#### Data extract:

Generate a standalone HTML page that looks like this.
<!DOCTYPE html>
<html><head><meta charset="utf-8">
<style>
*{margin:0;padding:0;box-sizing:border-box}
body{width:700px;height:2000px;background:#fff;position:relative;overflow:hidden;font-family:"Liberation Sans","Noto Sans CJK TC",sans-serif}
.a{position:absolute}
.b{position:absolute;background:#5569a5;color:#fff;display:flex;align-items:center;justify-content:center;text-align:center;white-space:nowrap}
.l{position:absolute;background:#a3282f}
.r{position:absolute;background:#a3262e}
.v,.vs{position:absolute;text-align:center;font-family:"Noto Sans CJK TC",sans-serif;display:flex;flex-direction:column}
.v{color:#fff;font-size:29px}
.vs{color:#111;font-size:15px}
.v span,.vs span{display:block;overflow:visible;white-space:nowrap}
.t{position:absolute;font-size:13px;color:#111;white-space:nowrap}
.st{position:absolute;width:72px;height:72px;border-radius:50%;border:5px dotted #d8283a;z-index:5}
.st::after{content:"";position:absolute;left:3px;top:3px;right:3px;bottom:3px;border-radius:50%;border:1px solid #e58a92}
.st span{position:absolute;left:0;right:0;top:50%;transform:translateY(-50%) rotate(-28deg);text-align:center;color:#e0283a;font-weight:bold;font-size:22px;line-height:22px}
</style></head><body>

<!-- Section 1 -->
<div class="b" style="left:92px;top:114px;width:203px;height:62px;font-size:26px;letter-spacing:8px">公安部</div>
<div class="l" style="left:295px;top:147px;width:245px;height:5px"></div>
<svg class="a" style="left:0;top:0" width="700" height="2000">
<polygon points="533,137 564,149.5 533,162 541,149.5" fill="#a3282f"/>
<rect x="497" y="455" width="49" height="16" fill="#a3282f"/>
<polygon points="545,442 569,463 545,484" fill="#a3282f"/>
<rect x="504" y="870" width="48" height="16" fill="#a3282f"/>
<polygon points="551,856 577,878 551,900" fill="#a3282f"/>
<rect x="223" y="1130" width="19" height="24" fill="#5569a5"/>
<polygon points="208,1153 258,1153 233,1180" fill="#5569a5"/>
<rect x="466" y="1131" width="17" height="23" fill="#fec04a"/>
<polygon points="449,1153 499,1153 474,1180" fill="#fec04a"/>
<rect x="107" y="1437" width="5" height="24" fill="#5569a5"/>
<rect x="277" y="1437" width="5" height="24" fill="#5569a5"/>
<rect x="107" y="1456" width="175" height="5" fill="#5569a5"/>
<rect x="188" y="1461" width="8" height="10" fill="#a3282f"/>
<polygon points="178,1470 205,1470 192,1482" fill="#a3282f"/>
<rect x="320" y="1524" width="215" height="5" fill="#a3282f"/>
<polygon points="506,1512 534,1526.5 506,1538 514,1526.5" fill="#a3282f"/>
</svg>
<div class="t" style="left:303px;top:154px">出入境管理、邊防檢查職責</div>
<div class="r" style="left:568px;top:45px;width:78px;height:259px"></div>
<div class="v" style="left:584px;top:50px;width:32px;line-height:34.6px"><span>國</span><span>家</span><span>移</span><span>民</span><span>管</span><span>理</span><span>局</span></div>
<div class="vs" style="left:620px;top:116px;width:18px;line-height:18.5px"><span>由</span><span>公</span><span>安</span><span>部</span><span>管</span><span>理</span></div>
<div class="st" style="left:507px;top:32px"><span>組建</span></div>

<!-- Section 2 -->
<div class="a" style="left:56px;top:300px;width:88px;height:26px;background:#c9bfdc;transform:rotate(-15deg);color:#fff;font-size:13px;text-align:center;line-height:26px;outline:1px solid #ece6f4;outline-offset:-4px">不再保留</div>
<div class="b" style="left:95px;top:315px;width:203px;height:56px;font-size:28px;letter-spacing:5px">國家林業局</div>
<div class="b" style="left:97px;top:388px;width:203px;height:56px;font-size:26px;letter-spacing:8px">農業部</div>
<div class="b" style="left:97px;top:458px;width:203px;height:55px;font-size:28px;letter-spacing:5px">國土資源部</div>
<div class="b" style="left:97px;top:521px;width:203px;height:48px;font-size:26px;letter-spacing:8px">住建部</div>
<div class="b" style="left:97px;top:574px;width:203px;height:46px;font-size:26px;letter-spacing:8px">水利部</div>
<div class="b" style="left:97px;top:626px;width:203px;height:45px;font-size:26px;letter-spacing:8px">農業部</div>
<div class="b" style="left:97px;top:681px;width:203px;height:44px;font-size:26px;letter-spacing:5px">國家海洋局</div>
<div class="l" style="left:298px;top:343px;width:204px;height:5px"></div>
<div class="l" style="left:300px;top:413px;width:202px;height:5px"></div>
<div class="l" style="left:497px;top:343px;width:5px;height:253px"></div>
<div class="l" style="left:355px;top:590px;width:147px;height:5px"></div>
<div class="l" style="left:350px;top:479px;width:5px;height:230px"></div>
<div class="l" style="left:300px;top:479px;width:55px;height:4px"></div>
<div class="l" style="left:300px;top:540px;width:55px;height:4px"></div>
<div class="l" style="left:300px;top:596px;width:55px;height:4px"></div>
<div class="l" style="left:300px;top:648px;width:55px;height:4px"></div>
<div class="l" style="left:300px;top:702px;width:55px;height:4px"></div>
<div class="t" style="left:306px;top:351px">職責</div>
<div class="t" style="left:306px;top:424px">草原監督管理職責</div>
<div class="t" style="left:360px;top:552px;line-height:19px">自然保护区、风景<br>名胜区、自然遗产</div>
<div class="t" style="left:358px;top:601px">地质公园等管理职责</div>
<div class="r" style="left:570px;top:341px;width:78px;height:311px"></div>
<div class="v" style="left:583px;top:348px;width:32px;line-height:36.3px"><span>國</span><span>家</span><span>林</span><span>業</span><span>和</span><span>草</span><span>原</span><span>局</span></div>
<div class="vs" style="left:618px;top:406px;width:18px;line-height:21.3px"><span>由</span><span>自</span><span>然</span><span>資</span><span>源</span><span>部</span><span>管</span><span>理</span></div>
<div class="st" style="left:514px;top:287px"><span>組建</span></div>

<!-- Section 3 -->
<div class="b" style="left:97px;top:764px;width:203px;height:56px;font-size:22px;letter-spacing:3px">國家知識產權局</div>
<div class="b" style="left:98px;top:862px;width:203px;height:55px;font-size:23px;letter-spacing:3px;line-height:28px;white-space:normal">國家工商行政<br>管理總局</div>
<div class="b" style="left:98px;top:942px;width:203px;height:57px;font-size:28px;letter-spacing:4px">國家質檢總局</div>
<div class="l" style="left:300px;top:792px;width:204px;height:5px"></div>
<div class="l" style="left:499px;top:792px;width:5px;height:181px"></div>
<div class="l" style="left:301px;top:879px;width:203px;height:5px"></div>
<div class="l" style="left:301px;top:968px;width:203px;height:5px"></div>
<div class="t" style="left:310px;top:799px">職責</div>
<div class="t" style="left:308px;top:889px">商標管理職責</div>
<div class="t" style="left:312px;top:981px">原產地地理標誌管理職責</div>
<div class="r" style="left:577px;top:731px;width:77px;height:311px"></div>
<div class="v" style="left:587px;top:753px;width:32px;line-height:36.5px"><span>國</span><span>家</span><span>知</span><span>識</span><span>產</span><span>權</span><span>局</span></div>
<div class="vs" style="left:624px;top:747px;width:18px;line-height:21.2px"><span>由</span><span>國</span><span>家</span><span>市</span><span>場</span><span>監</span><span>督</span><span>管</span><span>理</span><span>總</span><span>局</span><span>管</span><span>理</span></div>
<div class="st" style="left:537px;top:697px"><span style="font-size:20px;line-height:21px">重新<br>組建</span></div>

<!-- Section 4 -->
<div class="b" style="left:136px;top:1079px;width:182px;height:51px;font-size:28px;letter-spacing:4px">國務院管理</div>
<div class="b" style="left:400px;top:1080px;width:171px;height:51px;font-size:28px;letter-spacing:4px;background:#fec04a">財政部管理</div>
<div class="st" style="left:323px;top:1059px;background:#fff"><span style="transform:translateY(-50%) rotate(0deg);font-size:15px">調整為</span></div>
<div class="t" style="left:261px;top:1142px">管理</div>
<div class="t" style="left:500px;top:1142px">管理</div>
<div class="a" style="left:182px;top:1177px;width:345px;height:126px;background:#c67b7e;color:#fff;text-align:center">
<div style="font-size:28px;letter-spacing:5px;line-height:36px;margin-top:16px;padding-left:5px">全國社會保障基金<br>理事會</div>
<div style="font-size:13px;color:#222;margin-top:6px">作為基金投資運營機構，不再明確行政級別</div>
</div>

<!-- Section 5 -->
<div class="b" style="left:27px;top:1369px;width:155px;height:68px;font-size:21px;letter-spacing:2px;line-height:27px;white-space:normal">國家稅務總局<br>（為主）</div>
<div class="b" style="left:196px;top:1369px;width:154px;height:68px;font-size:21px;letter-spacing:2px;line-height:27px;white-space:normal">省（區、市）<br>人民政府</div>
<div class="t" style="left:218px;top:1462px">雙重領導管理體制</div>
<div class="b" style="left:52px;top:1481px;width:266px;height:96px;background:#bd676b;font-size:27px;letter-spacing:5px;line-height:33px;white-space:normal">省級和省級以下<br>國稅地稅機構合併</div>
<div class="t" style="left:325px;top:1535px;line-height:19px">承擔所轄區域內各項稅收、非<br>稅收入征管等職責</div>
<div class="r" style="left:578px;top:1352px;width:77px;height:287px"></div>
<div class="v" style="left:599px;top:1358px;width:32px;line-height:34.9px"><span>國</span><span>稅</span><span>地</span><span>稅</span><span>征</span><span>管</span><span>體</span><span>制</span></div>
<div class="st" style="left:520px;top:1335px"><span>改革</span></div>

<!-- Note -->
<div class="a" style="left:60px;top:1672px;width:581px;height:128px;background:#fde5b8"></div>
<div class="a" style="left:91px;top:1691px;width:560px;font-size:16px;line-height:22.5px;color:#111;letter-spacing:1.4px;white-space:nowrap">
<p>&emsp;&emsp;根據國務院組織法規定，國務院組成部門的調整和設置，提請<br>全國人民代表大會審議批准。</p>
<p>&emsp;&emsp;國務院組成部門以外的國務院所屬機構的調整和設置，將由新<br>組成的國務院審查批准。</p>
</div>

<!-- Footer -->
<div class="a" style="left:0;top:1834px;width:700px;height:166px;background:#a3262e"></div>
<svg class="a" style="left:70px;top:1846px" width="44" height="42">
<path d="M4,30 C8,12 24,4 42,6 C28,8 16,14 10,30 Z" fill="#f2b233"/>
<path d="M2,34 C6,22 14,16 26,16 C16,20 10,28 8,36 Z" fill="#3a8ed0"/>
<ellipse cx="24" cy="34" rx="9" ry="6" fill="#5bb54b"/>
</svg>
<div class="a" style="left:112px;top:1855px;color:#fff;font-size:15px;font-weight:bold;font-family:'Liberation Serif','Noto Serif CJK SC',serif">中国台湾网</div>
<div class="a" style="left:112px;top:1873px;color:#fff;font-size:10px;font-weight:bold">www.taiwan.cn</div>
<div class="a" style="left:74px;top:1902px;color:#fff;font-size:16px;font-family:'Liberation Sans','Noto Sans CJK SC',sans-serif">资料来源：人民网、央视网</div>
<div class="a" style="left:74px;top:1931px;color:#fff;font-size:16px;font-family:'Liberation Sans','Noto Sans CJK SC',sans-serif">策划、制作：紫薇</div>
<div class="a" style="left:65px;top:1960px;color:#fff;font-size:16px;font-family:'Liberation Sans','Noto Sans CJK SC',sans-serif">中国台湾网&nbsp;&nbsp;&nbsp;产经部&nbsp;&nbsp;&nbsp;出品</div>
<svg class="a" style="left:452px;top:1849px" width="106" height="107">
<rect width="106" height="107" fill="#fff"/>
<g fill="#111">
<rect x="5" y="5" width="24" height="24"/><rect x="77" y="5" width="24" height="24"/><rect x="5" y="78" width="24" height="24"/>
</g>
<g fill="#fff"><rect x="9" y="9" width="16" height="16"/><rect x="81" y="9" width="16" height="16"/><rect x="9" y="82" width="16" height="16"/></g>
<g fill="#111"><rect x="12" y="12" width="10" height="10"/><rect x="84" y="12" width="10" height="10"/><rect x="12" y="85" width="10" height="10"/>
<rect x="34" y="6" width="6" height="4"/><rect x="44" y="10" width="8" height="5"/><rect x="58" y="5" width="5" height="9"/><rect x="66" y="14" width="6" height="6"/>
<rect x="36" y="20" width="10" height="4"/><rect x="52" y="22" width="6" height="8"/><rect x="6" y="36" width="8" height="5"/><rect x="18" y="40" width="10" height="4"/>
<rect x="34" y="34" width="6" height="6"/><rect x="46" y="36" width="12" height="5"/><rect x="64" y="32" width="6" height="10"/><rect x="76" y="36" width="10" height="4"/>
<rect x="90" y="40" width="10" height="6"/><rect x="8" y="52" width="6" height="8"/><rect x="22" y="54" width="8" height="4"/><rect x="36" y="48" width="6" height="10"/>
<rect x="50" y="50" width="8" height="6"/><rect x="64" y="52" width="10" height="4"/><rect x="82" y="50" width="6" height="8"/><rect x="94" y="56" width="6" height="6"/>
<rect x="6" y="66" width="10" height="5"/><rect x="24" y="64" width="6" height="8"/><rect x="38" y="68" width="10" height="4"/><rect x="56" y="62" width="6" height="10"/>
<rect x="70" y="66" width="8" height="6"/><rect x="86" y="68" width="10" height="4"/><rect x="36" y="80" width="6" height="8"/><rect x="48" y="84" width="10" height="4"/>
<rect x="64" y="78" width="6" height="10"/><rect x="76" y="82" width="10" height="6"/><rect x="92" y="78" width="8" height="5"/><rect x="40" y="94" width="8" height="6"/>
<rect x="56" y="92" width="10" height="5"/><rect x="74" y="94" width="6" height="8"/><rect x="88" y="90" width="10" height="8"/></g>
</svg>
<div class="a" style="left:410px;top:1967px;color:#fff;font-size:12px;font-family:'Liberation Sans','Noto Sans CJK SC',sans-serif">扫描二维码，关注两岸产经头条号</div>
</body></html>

#### Task requirements:
Print the material above verbatim, first line through the line containing "</style></head><body>", both included.

#### Answer to this exercise:
Generate a standalone HTML page that looks like this.
<!DOCTYPE html>
<html><head><meta charset="utf-8">
<style>
*{margin:0;padding:0;box-sizing:border-box}
body{width:700px;height:2000px;background:#fff;position:relative;overflow:hidden;font-family:"Liberation Sans","Noto Sans CJK TC",sans-serif}
.a{position:absolute}
.b{position:absolute;background:#5569a5;color:#fff;display:flex;align-items:center;justify-content:center;text-align:center;white-space:nowrap}
.l{position:absolute;background:#a3282f}
.r{position:absolute;background:#a3262e}
.v,.vs{position:absolute;text-align:center;font-family:"Noto Sans CJK TC",sans-serif;display:flex;flex-direction:column}
.v{color:#fff;font-size:29px}
.vs{color:#111;font-size:15px}
.v span,.vs span{display:block;overflow:visible;white-space:nowrap}
.t{position:absolute;font-size:13px;color:#111;white-space:nowrap}
.st{position:absolute;width:72px;height:72px;border-radius:50%;border:5px dotted #d8283a;z-index:5}
.st::after{content:"";position:absolute;left:3px;top:3px;right:3px;bottom:3px;border-radius:50%;border:1px solid #e58a92}
.st span{position:absolute;left:0;right:0;top:50%;transform:translateY(-50%) rotate(-28deg);text-align:center;color:#e0283a;font-weight:bold;font-size:22px;line-height:22px}
</style></head><body>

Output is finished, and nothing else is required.